Terrell Lowe

Personal information
- Date of birth: May 12, 1998 (age 26)
- Place of birth: Cedar City, Utah, United States
- Height: 1.73 m (5 ft 8 in)
- Position(s): Midfielder

Team information
- Current team: PDX FC

Youth career
- 2010–2012: Pocatello Idaho
- 2012–2013: Real Salt Lake AZ
- 2013–2015: Portland Timbers

College career
- Years: Team / Apps / (Gls)
- 2016: Virginia Cavaliers / 20 / (0)

Senior career*
- Years: Team / Apps / (Gls)
- 2015–2016: Portland Timbers 2 / 11 / (0)
- 2017–2018: Portland Timbers 2 / 15 / (0)
- 2019–: PDX FC / 0 / (0)

International career^{‡}
- 2016: United States U19 / 3 / (0)

= Terrell Lowe =

American soccer player

Terrell Lowe (born May 12, 1998) is an American soccer player for PDX FC in the National Premier Soccer League.

==Career==
Terrell Lowe spent his youth years playing for PVSC Galaxy in Pocatello, Idaho. The team had success winning 2 State Titles, That team also consisted of his two older (twin) brothers, Tevin and Trent. In 2012 Terrell moved to Arizona to train/play with Real Salt Lake's academy.

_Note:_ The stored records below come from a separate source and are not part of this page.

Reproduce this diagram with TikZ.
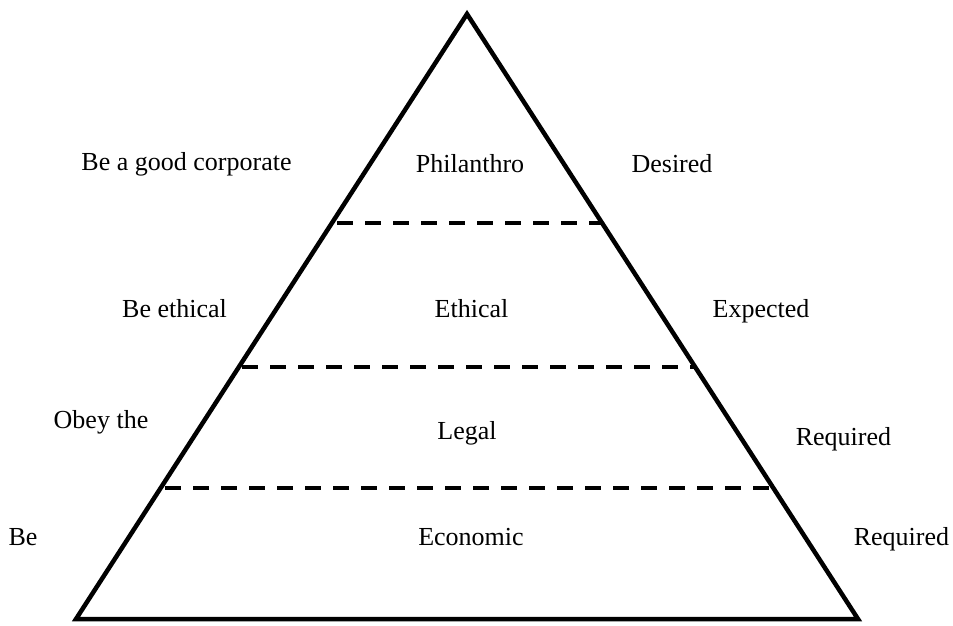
\documentclass[tikz,border=0pt]{standalone}
\usepackage{fontspec}
\setmainfont{Liberation Serif}
\begin{document}
\begin{tikzpicture}[x=1pt,y=-1pt,
  lbl/.style={anchor=base,inner sep=0pt,font=\fontsize{26}{30}\selectfont},
  edge/.style={line width=4.5pt,line join=miter},
  divider/.style={line width=3.5pt,dash pattern=on 16pt off 12pt}]
\useasboundingbox (0,0) rectangle (953,625);
% triangle
\coordinate (apex) at (467,14);
\coordinate (bl) at (76,619);
\coordinate (br) at (858,619);
\draw[edge] (apex) -- (bl) -- (br) -- cycle;
% dividers
\coordinate (d1l) at (337,223);
\coordinate (d1r) at (602,223);
\coordinate (d2l) at (242,367);
\coordinate (d2r) at (695,367);
\coordinate (d3l) at (165,488);
\coordinate (d3r) at (773,488);
\draw[divider] (d1l) -- (d1r);
\draw[divider] (d2l) -- (d2r);
\draw[divider] (d3l) -- (d3r);
% labels
\node[lbl] (t1l) at (186.5,170) {Be a good corporate};
\node[lbl] (t1c) at (470,172) {Philanthro};
\node[lbl] (t1r) at (672,172) {Desired};
\node[lbl] (t2l) at (174.5,317) {Be ethical};
\node[lbl] (t2c) at (471.5,317) {Ethical};
\node[lbl] (t2r) at (761,317) {Expected};
\node[lbl] (t3l) at (101,428) {Obey the};
\node[lbl] (t3c) at (467,439) {Legal};
\node[lbl] (t3r) at (843.5,445) {Required};
\node[lbl] (t4l) at (23,545) {Be};
\node[lbl] (t4c) at (471,545) {Economic};
\node[lbl] (t4r) at (901.5,545) {Required};
\end{tikzpicture}
\end{document}
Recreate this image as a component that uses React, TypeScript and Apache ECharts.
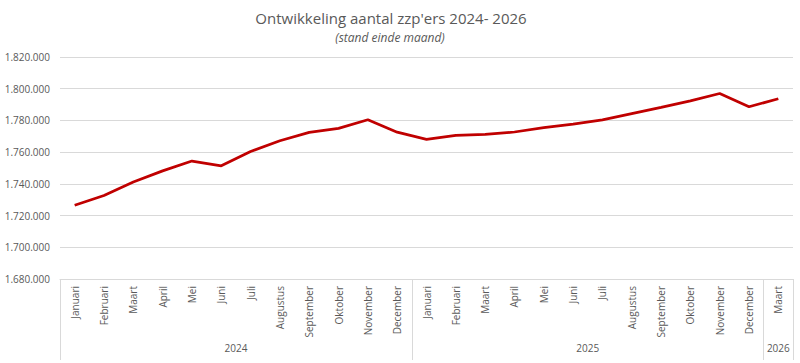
import React, { useEffect, useRef } from "react";
import * as echarts from "echarts";

const months = [
  "Januari", "Februari", "Maart", "April", "Mei", "Juni", "Juli", "Augustus",
  "September", "Oktober", "November", "December",
  "Januari", "Februari", "Maart", "April", "Mei", "Juni", "Juli", "Augustus",
  "September", "Oktober", "November", "December",
  "Maart",
];
const values = [
  1726500, 1732700, 1741200, 1748200, 1754400, 1751400, 1760400, 1767200,
  1772500, 1775000, 1780400, 1772600,
  1768100, 1770600, 1771200, 1772700, 1775500, 1777600, 1780400, 1784300,
  1788200, 1792300, 1797000, 1788600,
  1793700,
];
const years = ["2024", "2025", "2026"];
const yearSizes = [12, 12, 1];
const yMin = 1680000;
const yMax = 1820000;
const yStep = 20000;

const FONT = "'Open Sans', sans-serif";
const TXT = "#595959";
const GRID = "#d9d9d9";

export default function App() {
  const ref = useRef<HTMLDivElement>(null);
  useEffect(() => {
    if (!ref.current) return;
    const chart = echarts.init(ref.current, undefined, { renderer: "svg" });
    const bounds: number[] = [0];
    const centers: number[] = [];
    let acc = 0;
    yearSizes.forEach((s) => {
      centers.push(acc + s / 2);
      acc += s;
      bounds.push(acc);
    });
    const fmt = (v: number) =>
      String(Math.round(v)).replace(/\B(?=(\d{3})+(?!\d))/g, ".");
    chart.setOption({
      animation: false,
      title: [
        {
          text: "Ontwikkeling aantal zzp'ers 2024- 2026",
          left: 391,
          top: 9,
          padding: 0,
          textAlign: "center",
          textStyle: { fontFamily: FONT, fontSize: 15, lineHeight: 18, fontWeight: "normal", color: TXT },
        },
        {
          text: "(stand einde maand)",
          left: 390,
          top: 30,
          padding: 0,
          textAlign: "center",
          textStyle: { fontFamily: FONT, fontSize: 12, lineHeight: 14, fontStyle: "italic", fontWeight: "normal", color: TXT },
        },
      ],
      grid: { left: 60, right: 7, top: 57, bottom: 84, containLabel: false },
      xAxis: [
        {
          type: "category",
          data: months,
          boundaryGap: true,
          axisLine: { show: true, lineStyle: { color: GRID } },
          axisTick: { show: false },
          axisLabel: {
            interval: 0,
            rotate: 90,
            margin: 7,
            fontFamily: FONT,
            fontSize: 10,
            color: TXT,
          },
          splitLine: { show: false },
        },
        {
          type: "value",
          min: 0,
          max: acc,
          position: "bottom",
          axisLine: { show: false },
          splitLine: { show: false },
          axisTick: {
            show: true,
            customValues: bounds,
            length: 81,
            lineStyle: { color: GRID },
          },
          axisLabel: {
            customValues: centers,
            margin: 64,
            fontFamily: FONT,
            fontSize: 10,
            color: TXT,
            formatter: (v: number) => {
              const i = centers.findIndex((c) => Math.abs(c - v) < 1e-6);
              return i >= 0 ? years[i] : "";
            },
          },
        },
      ],
      yAxis: {
        type: "value",
        min: yMin,
        max: yMax,
        interval: yStep,
        axisLine: { show: false },
        axisTick: { show: false },
        splitLine: { lineStyle: { color: GRID } },
        axisLabel: {
          margin: 10,
          fontFamily: FONT,
          fontSize: 10,
          color: TXT,
          formatter: fmt,
        },
      },
      series: [
        {
          type: "line",
          data: values,
          xAxisIndex: 0,
          showSymbol: false,
          symbol: "none",
          lineStyle: { color: "#c00000", width: 2.75 },
        },
      ],
    });
    return () => chart.dispose();
  }, []);
  return <div ref={ref} style={{ width: 800, height: 363, position: "absolute", left: 0, top: 0 }} />;
}
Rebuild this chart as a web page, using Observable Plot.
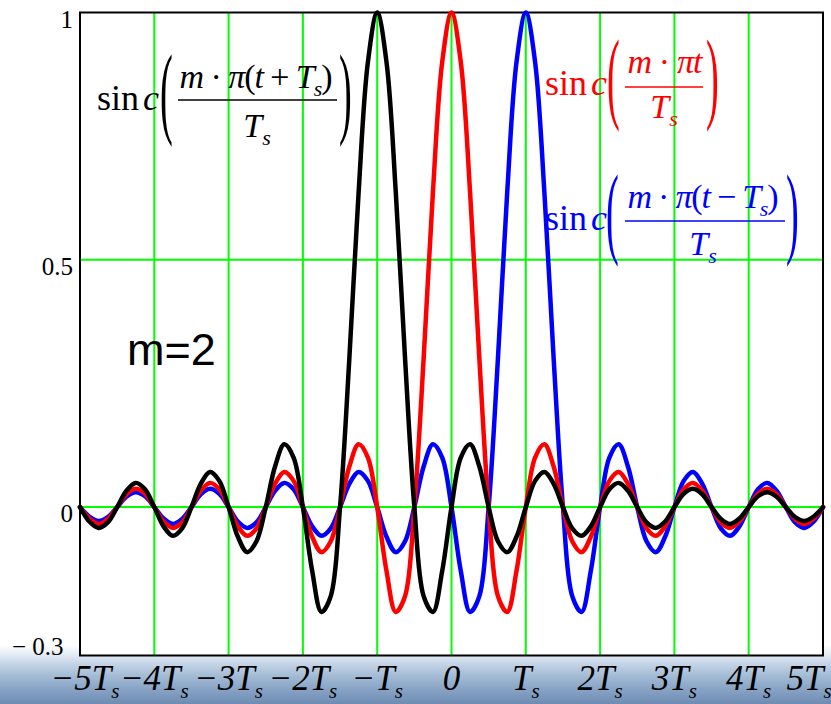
<!DOCTYPE html>
<html><head><meta charset="utf-8">
<script src="https://cdn.jsdelivr.net/npm/d3@7"></script>
<script src="https://cdn.jsdelivr.net/npm/@observablehq/plot@0.6"></script>
<style>
html,body{margin:0;padding:0;}
body{width:831px;height:704px;overflow:hidden;
background:linear-gradient(to bottom,#ffffff 0px,#ffffff 645px,#e6edf5 654px,#c3d4e6 664px,#a3bbd5 676px,#86a2c4 690px,#6e8cb3 704px);}
#chart svg{display:block;}
</style></head><body><div id="chart"></div><script>
// x ticks (multiples of Ts) and their labels
const xTicks = [-5,-4,-3,-2,-1,0,1,2,3,4,5];
const xTickLabels = ["−5T","−4T","−3T","−2T","−T","0","T","2T","3T","4T","5T"];
const yTicks = [1, 0.5, 0, -0.3];
const yTickLabels = ["1", "0.5", "0", "− 0.3"];
const gridXTicks = [-4,-3,-2,-1,0,1,2,3,4];
const gridYTicks = [0.5, 0];

// sample positions (in units of Ts), every Ts/8 from -5Ts to 5Ts
const tSamples = d3.range(-40, 41).map(k => k / 8);

// sinc(m·π·t/Ts), m=2
const redValues = [
 0,-0.023,-0.034,-0.024, 0,0.026,0.037,0.027, 0,-0.029,-0.042,-0.031, 0,0.033,0.049,0.036,
 0,-0.039,-0.058,-0.043, 0,0.047,0.071,0.053, 0,-0.060,-0.091,-0.069, 0,0.082,0.127,0.100,
 0,-0.129,-0.212,-0.180, 0,0.300,0.637,0.900,
 1.000,
 0.900,0.637,0.300,0, -0.180,-0.212,-0.129,0, 0.100,0.127,0.082,0, -0.069,-0.091,-0.060,0,
 0.053,0.071,0.047,0, -0.043,-0.058,-0.039,0, 0.036,0.049,0.033,0, -0.031,-0.042,-0.029,0,
 0.027,0.037,0.026,0, -0.024,-0.034,-0.023,0
];
// sinc(m·π(t+Ts)/Ts) — black curve
const blackValues = [
 0,-0.029,-0.042,-0.031, 0,0.033,0.049,0.036, 0,-0.039,-0.058,-0.043, 0,0.047,0.071,0.053,
 0,-0.060,-0.091,-0.069, 0,0.082,0.127,0.100, 0,-0.129,-0.212,-0.180, 0,0.300,0.637,0.900,
 1.000,
 0.900,0.637,0.300,0, -0.180,-0.212,-0.129,0, 0.100,0.127,0.082,0, -0.069,-0.091,-0.060,0,
 0.053,0.071,0.047,0, -0.043,-0.058,-0.039,0, 0.036,0.049,0.033,0, -0.031,-0.042,-0.029,0,
 0.027,0.037,0.026,0, -0.024,-0.034,-0.023,0, 0.022,0.030,0.021,0, -0.020,-0.028,-0.019,0
];
// sinc(m·π(t−Ts)/Ts) — blue curve
const blueValues = [
 0,-0.019,-0.028,-0.020, 0,0.021,0.030,0.022, 0,-0.023,-0.034,-0.024, 0,0.026,0.037,0.027,
 0,-0.029,-0.042,-0.031, 0,0.033,0.049,0.036, 0,-0.039,-0.058,-0.043, 0,0.047,0.071,0.053,
 0,-0.060,-0.091,-0.069, 0,0.082,0.127,0.100, 0,-0.129,-0.212,-0.180, 0,0.300,0.637,0.900,
 1.000,
 0.900,0.637,0.300,0, -0.180,-0.212,-0.129,0, 0.100,0.127,0.082,0, -0.069,-0.091,-0.060,0,
 0.053,0.071,0.047,0, -0.043,-0.058,-0.039,0, 0.036,0.049,0.033,0, -0.031,-0.042,-0.029,0
];
const seriesNames = ["blue","red","black"];
const seriesColors = ["#0000ff","#ff0000","#000000"];
const seriesValues = [blueValues, redValues, blackValues];

const rows = seriesNames.flatMap((name, s) =>
  seriesValues[s].map((v, i) => ({t: tSamples[i], v, name})));

const serif = "'Liberation Serif','Times New Roman',serif";

const chart = Plot.plot({
  width: 831, height: 704,
  marginTop: 12, marginBottom: 49, marginLeft: 79.5, marginRight: 8.5,
  style: {background: "transparent", fontFamily: serif, overflow: "visible"},
  x: {domain: [-5, 5], axis: null},
  y: {domain: [-0.3, 1], axis: null},
  color: {domain: seriesNames, range: seriesColors},
  marks: [
    Plot.frame({fill: "white", stroke: null}),
    Plot.gridX({ticks: gridXTicks, stroke: "#00ff00", strokeOpacity: 1, strokeWidth: 2}),
    Plot.gridY({ticks: gridYTicks, stroke: "#00ff00", strokeOpacity: 1, strokeWidth: 2}),
    Plot.frame({stroke: "black", strokeWidth: 2}),
    Plot.line(rows, {x: "t", y: "v", z: "name", stroke: "name", strokeWidth: 4.5,
      curve: "catmull-rom", strokeLinejoin: "round"}),
    Plot.text(xTicks, {x: d => d, frameAnchor: "bottom", dy: 23, lineAnchor: "middle",
      text: d => xTickLabels[xTicks.indexOf(d)], fontSize: 35, fontStyle: "italic", fill: "black"}),
    Plot.text(yTicks.slice(0, 3), {y: d => d, frameAnchor: "left", textAnchor: "end", dx: -7, dy: 7,
      lineAnchor: "middle", text: d => yTickLabels[yTicks.indexOf(d)], fontSize: 25, fill: "black"}),
    Plot.text(yTicks.slice(3), {y: d => d, frameAnchor: "left", textAnchor: "end", dx: -16.5, dy: -9,
      lineAnchor: "middle", text: d => yTickLabels[yTicks.indexOf(d)], fontSize: 25, fill: "black"})
  ]
});
document.getElementById("chart").appendChild(chart);

const svg = d3.select(chart);
// subscript s on the x tick labels (first text mark), small nudges at both ends
const xLabelGroup = svg.selectAll('g[aria-label="text"]').nodes()[0];
const xTexts = d3.select(xLabelGroup).selectAll("text");
const nX = xTexts.size();
xTexts.each(function(d, i) {
  const t = d3.select(this);
  const label = this.textContent;
  if (i === 0) t.attr("dx", 5);
  if (i === nX - 1) t.attr("dx", -14);
  if (label !== "0") t.append("tspan").attr("font-size", 21).attr("dy", 8).text("s");
});

// math annotations
const ann = svg.append("g").attr("font-family", serif).attr("text-anchor", "start");
function formula(spec) {
  const g = ann.append("g").attr("fill", spec.color);
  const s = g.append("text").attr("x", spec.sinX).attr("y", spec.sinY).attr("font-size", 36).text("sin");
  s.append("tspan").attr("font-style", "italic").attr("dx", 4).text("c");
  [[spec.lpX, "("], [spec.rpX, ")"]].forEach(([x, ch]) => {
    g.append("text").attr("transform", `translate(${x},${spec.pY}) scale(0.38,1)`)
      .attr("font-size", 101).text(ch);
  });
  const num = g.append("text").attr("x", spec.numCx).attr("y", spec.numY)
    .attr("text-anchor", "middle").attr("font-size", 34)
    .attr("textLength", spec.numW).attr("lengthAdjust", "spacing");
  let shifted = false;
  spec.num.forEach(([txt, it, sub]) => {
    const ts = num.append("tspan").text(txt);
    if (it) ts.attr("font-style", "italic");
    if (sub) { ts.attr("font-size", 22).attr("dy", 8); shifted = true; }
    else if (shifted) { ts.attr("dy", -8); shifted = false; }
  });
  g.append("line").attr("x1", spec.barX1).attr("x2", spec.barX2)
    .attr("y1", spec.barY).attr("y2", spec.barY).attr("stroke", spec.color).attr("stroke-width", 1.6);
  const den = g.append("text").attr("x", spec.denCx).attr("y", spec.denY)
    .attr("text-anchor", "middle").attr("font-size", 34).attr("font-style", "italic").text("T");
  den.append("tspan").attr("font-size", 22).attr("dy", 8).text("s");
}
formula({color: "#000000", sinX: 97, sinY: 110, lpX: 160, rpX: 339, pY: 125,
  num: [["m",1],[" · ",0],["π",1],["(",0],["t",1],[" + ",0],["T",1],["s",1,1],[")",0]],
  numCx: 256, numY: 88, numW: 153, barX1: 178, barX2: 337, barY: 100, denCx: 257, denY: 137});
formula({color: "#ff0000", sinX: 545, sinY: 95, lpX: 607, rpX: 706, pY: 110,
  num: [["m",1],[" · ",0],["π",1],["t",1]],
  numCx: 665, numY: 73, numW: 75, barX1: 625, barX2: 703, barY: 87, denCx: 664, denY: 118});
formula({color: "#0000ff", sinX: 545, sinY: 230, lpX: 606, rpX: 786, pY: 245,
  num: [["m",1],[" · ",0],["π",1],["(",0],["t",1],[" − ",0],["T",1],["s",1,1],[")",0]],
  numCx: 703, numY: 208, numW: 151, barX1: 625, barX2: 785, barY: 221, denCx: 703, denY: 255});

ann.append("text").attr("x", 127).attr("y", 365)
  .attr("font-family", "'Liberation Sans',Arial,sans-serif").attr("font-size", 45).text("m=2");
</script></body></html>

After spending time with Real Salt Lake's academy in Arizona, Lowe moved to Portland Timbers academy. While at the academy, Lowe appeared for Portland Timbers 2, coming on as an 84th-minute substitute during a 3–1 victory over Vancouver Whitecaps FC 2 on August 17, 2015.

Lowe left Portland to play college soccer at the University of Virginia in 2016, where he made twenty appearances. On May 11, 2017, Lowe returned to Portland Timbers 2.